Tout a déjà été dit en 2001 après le match France/Algérie, ensuite en 2007 après France/Maroc, notamment sur la protestation victimaire de la part des jeunes d’origine maghrébine, leur situation socio-économique, les discriminations qui plombent leur destin, les blessures de l’histoire et les problèmes d’identité. Des élections présidentielles, législatives, municipales et deux émeutes plus tard, on pédale encore dans la semoule.

Après France/Tunisie, en guise de réponse pour l’acte 3 de ce feuilleton, Roselyne Bachelot, ministre de la santé, de la jeunesse, des sports et de la vie associative, propose d’arrêter les matches sans se poser la question des conséquences de ce genre de décision. Je pense que notre ministre va trop vite en besogne. En tant que docteur en pharmacie, elle devrait savoir que si le malade a quarante de fièvre, ce n’est pas la faute du thermomètre. Elle devrait s’appuyer sur les conseils d’experts avant de décider de ce type de mesures. Le problème mérite une réflexion plus profonde.

D’abord le monde du football échappe aux politiques. Le football est une planète à part entière, avec ses propres règles économiques, son droit propre, son calendrier, ses rois, sa corruption, son racisme ambiant et ses violences de toutes sortes.
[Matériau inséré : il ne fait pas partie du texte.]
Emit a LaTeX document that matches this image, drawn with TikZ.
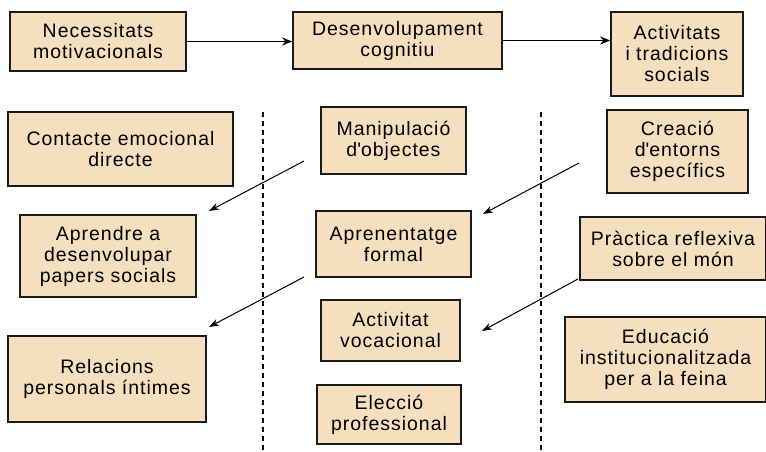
\documentclass[tikz,border=0pt]{standalone}
\usepackage{fontspec}
\setmainfont{Liberation Sans}[LetterSpace=5.0]
\usetikzlibrary{arrows.meta}

\definecolor{boxfill}{HTML}{F5DFBF}
\definecolor{boxline}{HTML}{1A1A1A}

\tikzset{
  card/.style={draw=boxline, line width=1.6pt, fill=boxfill, inner sep=0pt,
    align=center, text=black, font=\fontsize{19.5}{21}\selectfont},
  flow/.style={draw=black, line width=1.8pt, -{Stealth[length=10pt,width=8pt]}},
  hint/.style={draw=black, line width=1.0pt, -{Stealth[length=10pt,width=7pt]}},
  divider/.style={draw=black, line width=1.2pt, dash pattern=on 5pt off 4pt}
}

\begin{document}
\begin{tikzpicture}[x=1pt, y=-1pt]
  \useasboundingbox (0,0) rectangle (766,452);

  % column separators
  \draw[divider] (263,112) -- (263,452);
  \draw[divider] (541,112) -- (541,452);

  % top row
  \node[card, minimum width=176pt, minimum height=59pt] (nec) at (98,41.5) {Necessitats\\motivacionals};
  \node[card, minimum width=209pt, minimum height=57pt] (des) at (397.5,40.5) {Desenvolupament\\cognitiu};
  \node[card, minimum width=132pt, minimum height=84pt] (act) at (677,54) {Activitats\\i tradicions\\socials};

  % left column
  \node[card, minimum width=225pt, minimum height=74pt] (con) at (120.5,149) {Contacte emocional\\directe};
  \node[card, minimum width=176pt, minimum height=82pt] (apr) at (108,256) {Aprendre a\\desenvolupar\\papers socials};
  \node[card, minimum width=198pt, minimum height=86pt] (rel) at (107,379) {Relacions\\personals íntimes};

  % middle column
  \node[card, minimum width=145pt, minimum height=67pt] (man) at (393.5,140.5) {Manipulació\\d\textquotesingle objectes};
  \node[card, minimum width=155pt, minimum height=66pt] (apf) at (393.5,244) {Aprenentatge\\formal};
  \node[card, minimum width=139pt, minimum height=61pt] (avo) at (390.5,330.5) {Activitat\\vocacional};
  \node[card, minimum width=144pt, minimum height=59pt] (ele) at (389,414.5) {Elecció\\professional};

  % right column
  \node[card, minimum width=141pt, minimum height=83pt] (cre) at (677.5,151.5) {Creació\\d\textquotesingle entorns\\específics};
  \node[card, minimum width=186pt, minimum height=63pt] (pra) at (673,248.5) {Pràctica reflexiva\\sobre el món};
  \node[card, minimum width=201pt, minimum height=85pt] (edu) at (665.5,359.5) {Educació\\institucionalitzada\\per a la feina};

  % main sequence
  \draw[flow] (nec.east) -- (des.west |- nec.east);
  \draw[flow] (des.east) -- (act.west |- des.east);

  % diagonal hints between columns
  \coordinate (a1s) at (304,161);
  \coordinate (a1e) at (209,211);
  \coordinate (a2s) at (579,163);
  \coordinate (a2e) at (483,214);
  \coordinate (a3s) at (304,277);
  \coordinate (a3e) at (209,327);
  \coordinate (a4s) at (578,279);
  \coordinate (a4e) at (482,331);
  \draw[hint] (a1s) -- (a1e);
  \draw[hint] (a2s) -- (a2e);
  \draw[hint] (a3s) -- (a3e);
  \draw[hint] (a4s) -- (a4e);
\end{tikzpicture}
\end{document}
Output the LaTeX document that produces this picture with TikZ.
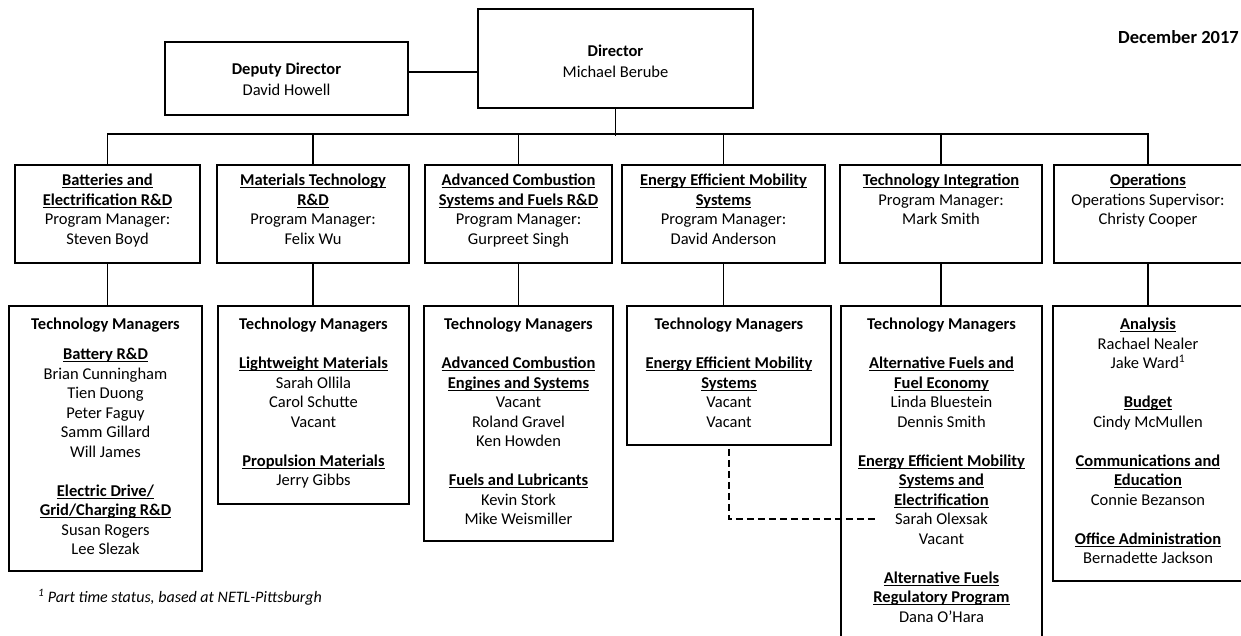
\documentclass[tikz,border=0pt]{standalone}
\usepackage{fontspec}
\setmainfont{Carlito}
\newcommand\hd[1]{\underline{\raisebox{0pt}[\height][0pt]{\textbf{#1}}}}
\begin{document}
\begin{tikzpicture}[x=1pt,y=-1pt,
  box/.style={draw, line width=1.8pt, inner sep=0pt, rectangle},
  txt/.style={align=center, inner sep=0pt, anchor=north, font=\fontsize{16.5}{19.5}\selectfont},
  toptxt/.style={align=center, inner sep=0pt, font=\fontsize{16.5}{21}\selectfont},
  link/.style={line width=1.8pt}]
\useasboundingbox (0,0) rectangle (1241,636);
% top level
\node[box, minimum width=243, minimum height=73] (dep) at (286.5,78.5) {};
\node[box, minimum width=275, minimum height=99] (dir) at (615.5,58.5) {};
\node[toptxt] (deptxt) at ([yshift=-1pt]dep.center) {\textbf{Deputy Director}\\David Howell};
\node[toptxt] (dirtxt) at ([yshift=-2.5pt]dir.center) {\textbf{Director}\\Michael Berube};
\node[anchor=east, inner sep=0pt, font=\fontsize{18.5}{21}\selectfont\bfseries] (date) at (1239,37) {December 2017};
\draw[link] (dep.east |- 0,72) -- (dir.west |- 0,72);
% level 2 boxes
\node[box, minimum width=185, minimum height=98] (b1) at (107.5,214) {};
\node[box, minimum width=192, minimum height=98] (b2) at (313,214) {};
\node[box, minimum width=187, minimum height=98] (b3) at (518.5,214) {};
\node[box, minimum width=203, minimum height=98] (b4) at (723.5,214) {};
\node[box, minimum width=202, minimum height=98] (b5) at (941,214) {};
\node[box, minimum width=188, minimum height=98] (b6) at (1148,214) {};
\node[txt] (p1) at ([yshift=-10pt]b1.north) {\hd{Batteries and}\\\hd{Electrification R\&D}\\Program Manager:\\Steven Boyd};
\node[txt] (p2) at ([yshift=-10pt]b2.north) {\hd{Materials Technology}\\\hd{R\&D}\\Program Manager:\\Felix Wu};
\node[txt] (p3) at ([yshift=-10pt]b3.north) {\hd{Advanced Combustion}\\\hd{Systems and Fuels R\&D}\\Program Manager:\\Gurpreet Singh};
\node[txt] (p4) at ([yshift=-10pt]b4.north) {\hd{Energy Efficient Mobility}\\\hd{Systems}\\Program Manager:\\David Anderson};
\node[txt] (p5) at ([yshift=-10pt]b5.north) {\hd{Technology Integration}\\Program Manager:\\Mark Smith};
\node[txt] (p6) at ([yshift=-10pt]b6.north) {\hd{Operations}\\Operations Supervisor:\\Christy Cooper};
% bus
\draw[link] (dir.south) -- ++(0,27);
\draw[link] (b1.north) -- ++(0,-30) -| (b6.north);
\draw[link] (b2.north) -- ++(0,-30);
\draw[link] (b3.north) -- ++(0,-30);
\draw[link] (b4.north) -- ++(0,-30);
\draw[link] (b5.north) -- ++(0,-30);
% level 3 boxes
\node[box, minimum width=193, minimum height=265] (l1) at (105.5,438.5) {};
\node[box, minimum width=191, minimum height=198] (l2) at (313.5,405) {};
\node[box, minimum width=189, minimum height=235] (l3) at (518.5,423.5) {};
\node[box, minimum width=204, minimum height=139] (l4) at (729,375.5) {};
\node[box, minimum width=201, minimum height=354] (l5) at (941.5,483) {};
\node[box, minimum width=190, minimum height=275] (l6) at (1148,443.5) {};
\node[txt] (q1) at ([yshift=-13pt]l1.north) {\textbf{Technology Managers}\\[10.5pt]\hd{Battery R\&D}\\Brian Cunningham\\Tien Duong\\Peter Faguy\\Samm Gillard\\Will James\\[19.5pt]\hd{Electric Drive/}\\\hd{Grid/Charging R\&D}\\Susan Rogers\\Lee Slezak};
\node[txt] (q2) at ([yshift=-13pt]l2.north) {\textbf{Technology Managers}\\[19.5pt]\hd{Lightweight Materials}\\Sarah Ollila\\Carol Schutte\\Vacant\\[19.5pt]\hd{Propulsion Materials}\\Jerry Gibbs};
\node[txt] (q3) at ([yshift=-13pt]l3.north) {\textbf{Technology Managers}\\[19.5pt]\hd{Advanced Combustion}\\\hd{Engines and Systems}\\Vacant\\Roland Gravel\\Ken Howden\\[19.5pt]\hd{Fuels and Lubricants}\\Kevin Stork\\Mike Weismiller};
\node[txt] (q4) at ([yshift=-13pt]l4.north) {\textbf{Technology Managers}\\[19.5pt]\hd{Energy Efficient Mobility}\\\hd{Systems}\\Vacant\\Vacant};
\node[txt] (q5) at ([yshift=-13pt]l5.north) {\textbf{Technology Managers}\\[19.5pt]\hd{Alternative Fuels and}\\\hd{Fuel Economy}\\Linda Bluestein\\Dennis Smith\\[19.5pt]\hd{Energy Efficient Mobility}\\\hd{Systems and}\\\hd{Electrification}\\Sarah Olexsak\\Vacant\\[19.5pt]\hd{Alternative Fuels}\\\hd{Regulatory Program}\\Dana O’Hara};
\node[txt] (q6) at ([yshift=-13pt]l6.north) {\hd{Analysis}\\Rachael Nealer\\Jake Ward\textsuperscript{1}\\[19.5pt]\hd{Budget}\\Cindy McMullen\\[19.5pt]\hd{Communications and}\\\hd{Education}\\Connie Bezanson\\[19.5pt]\hd{Office Administration}\\Bernadette Jackson};
% level 2 to level 3
\draw[link] (b1.south) -- (b1.south |- l1.north);
\draw[link] (b2.south) -- (b2.south |- l2.north);
\draw[link] (b3.south) -- (b3.south |- l3.north);
\draw[link] (b4.south) -- (b4.south |- l4.north);
\draw[link] (b5.south) -- (b5.south |- l5.north);
\draw[link] (b6.south) -- (b6.south |- l6.north);
% dashed
\coordinate (dashend) at (876,519);
\draw[line width=1.8pt, dash pattern=on 7pt off 4pt] ([yshift=-3pt]l4.south) |- (dashend);
% footnote
\node[anchor=west, inner sep=0pt, font=\fontsize{16}{19}\selectfont\itshape] (note) at (38,597) {\textsuperscript{1} Part time status, based at NETL-Pittsburgh};
\end{tikzpicture}
\end{document}
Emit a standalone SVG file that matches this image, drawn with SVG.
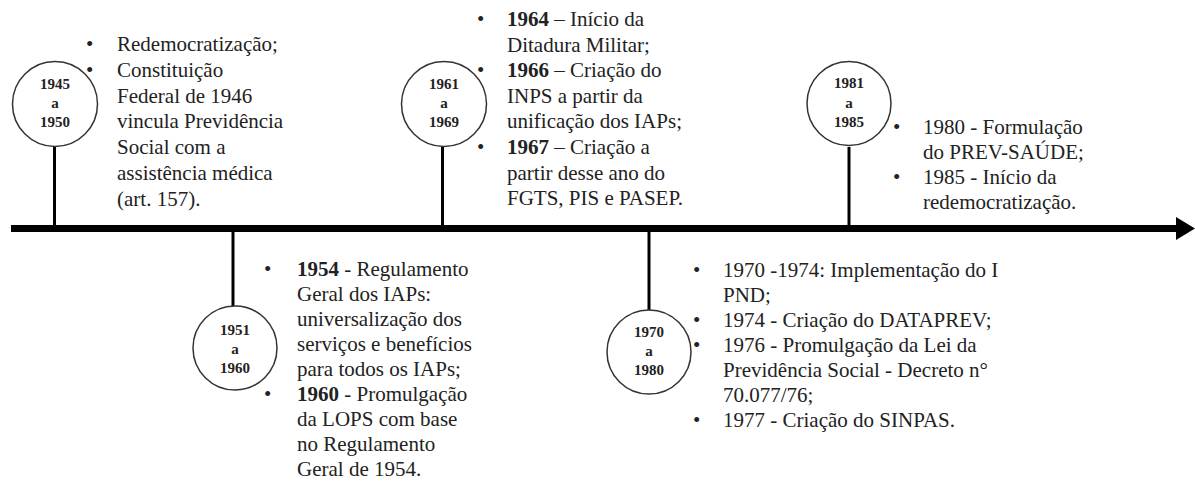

Le stade reste un exutoire incomparable où prospèrent les insultes, le patriotisme local et toutes les déviances de la société. Certaines manifestations publiques deviennent aussi de véritables plateformes de la contestation où se mélangent toutes sortes de revendications. La gare du Nord à Paris, les manifestations lycéennes ou étudiantes sont bien souvent le théâtre de batailles rangées entre des bandes de jeunes et la police. Le mouvement de foule crée l’anonymat et sert aussi de protection collective, on se sent poussé des ailes et certains voyous s’en donnent à cœur joie. Ce mode d’expression tend à se banaliser.

Nous sommes en présence d’une génération qui connaît parfaitement la mécanique médiatique. Paradoxalement, il suffit d’un match de foot pour faire réagir les plus hautes autorités du pays, alors que des groupements divers, des lobbys, des organisations structurées n’arrivent même pas à décrocher le moindre rendez-vous au niveau d’une préfecture. Le cocktail jeunes, banlieues, islam fonctionnent à merveille et suscite l’intérêt des médias. Et comme les politiques se répondent par voix de presse, chaque partie se retrouve sous l’injonction de prendre position en donnant son avis sur l’affaire. Le moindre incident peut prendre des proportions gigantesques puisque légitimé par des personnalités politiques de haut niveau. 

En réalité, cette génération est un ovni dans le débat politique. Ces jeunes sont absents des lieux de pouvoir, des partis politiques, des syndicats, des médias. Ils n’ont d’ailleurs pas d’identité politique, leur parole n’est pas relayée. Leur seul pouvoir est la nuisance, le coup de force, l’éclat pour exister alors que le constat est posé depuis longtemps : lorsque la politique est absente, il ne reste que la violence pour la remplacer.

Il suffit d’un dérapage de quelques écervelés pour ouvrir la vanne de l’opprobre sur toute une partie de la population. Toute la journée d’hier, les membres du gouvernement, des personnalités diverses ont participé allègrement à la fanfare médiatique sur le thème de la république meurtrie par des coups de sifflets. Chacun a improvisé une solution en faisant une fixette sur les conséquences, oubliant que les réponses se situent, sans doute, du côté des processus.